Sport zou een feestje moeten zijn maar ouders kunnen grote invloed uitoefenen op hoe de wedstrijd ervaren wordt.
Laten we eens kijken naar 8 verschillende oudertypes die je kan tegenkomen langs de lijn.
- De onzichtbare ouder
Een uitzondering want deze is altijd afwezig langs de lijn. Deze ouder is er gewoon niet. Misschien te druk, misschien niet geïnteresseerd. Maar altijd afwezig. - De ‘Ik-ben-er-maar-toch-niet’-ouder
Deze ouder is fysiek aanwezig, maar geestelijk ergens tussen een werkmail, een sportnieuwsupdate en een social media-feed. Terwijl het kind scoort, reageert de ouder op een WhatsApp-bericht. De wedstrijd speelt zich af, maar de blik blijft op het scherm. En na afloop: “Hoe ging het?” Terwijl het kind denkt: Ja, had je dat maar zelf gezien. - De ouder waar het kind altijd naar kijkt
Sommige ouders hoeven niets te zeggen om toch een stempel te drukken. Dit kind speelt niet alleen tegen een tegenstander, maar ook voor de goedkeuring van de ouder. Bij elke actie een blik naar de kant: tevreden? Teleurgesteld? Dit type ouder beseft niet dat één opgetrokken wenkbrauw soms zwaarder weegt dan welk scorebord dan ook. - De excuus-ouder
Het ging niet goed? Dan ligt dat vast niet aan het kind. “De scheids zat tegen.” “De tegenstander was ouder.” “Het veld was ook spekglad.” Deze ouder probeert teleurstelling weg te nemen, maar leert het kind vooral dat verliezen altijd een externe oorzaak heeft. En dat is jammer, want juist verliezen maakt je beter. - De ‘Ik was vroeger ook goed’-ouder
“Nou, toen ík speelde, deden we dat heel anders.” Deze ouder kijkt niet alleen naar het veld, maar ook naar het verleden. Soms vol nostalgie, soms met een onuitgesproken verwachting dat het kind in hun voetsporen treedt. Maar kinderen spelen hun eigen wedstrijd, niet die van hun ouders. - De coach-ouder
“Druk zetten!” “Je moet springen!” “Nee, niet daarheen!” Soms net iets te fanatiek, soms met de beste bedoelingen, maar altijd aanwezig. Dit is de ouder die de rol van coach overneemt, of de trainer dat nou wil of niet. Maar een kind heeft geen tweede coach nodig—het heeft vooral ruimte nodig om te leren. - De superfan
Deze ouder leeft voor de sport van hun kind. Gaat volledig op in de wedstrijd, schreeuwt zich schor en juicht alsof er een wereldtitel op het spel staat. Soms leuk en motiverend, maar soms ook… een beetje gênant. Want niet elk kind zit te wachten op een ouder die harder meeleeft dan de spelers zelf. Vaak kijkt deze ouder vooral naar hun eigen kind en niet naar het team. Een mooie actie van een teamgenoot? Niet gezien. Een fout van hun kind? Vast iemand anders zijn schuld. Als het team wint maar hun kind een mindere wedstrijd speelt, voelt het als een nederlaag. Sport is een teamsport, maar voor deze ouder draait het om één individu.
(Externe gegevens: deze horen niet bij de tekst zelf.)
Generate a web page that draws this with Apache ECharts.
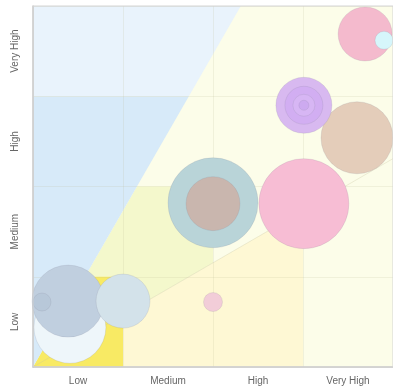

Maar hoe willen we eigenlijk dat ouders zich op de tribune gedragen? Durven we elkaar aan te spreken op gedrag? Vraag het eens aan de spelers. Laat spelers anoniem aangeven hoe zij de ouders ervaren en bespreek de resultaten met de ouders. Laat als club weten aan ouders welk gedrag je wilt zien en ga het gesprek aan als er ander gedrag wordt vertoond.
Zo zorg je voor een veilige en respectvolle sportomgeving waarin iedereen zich prettig voelt.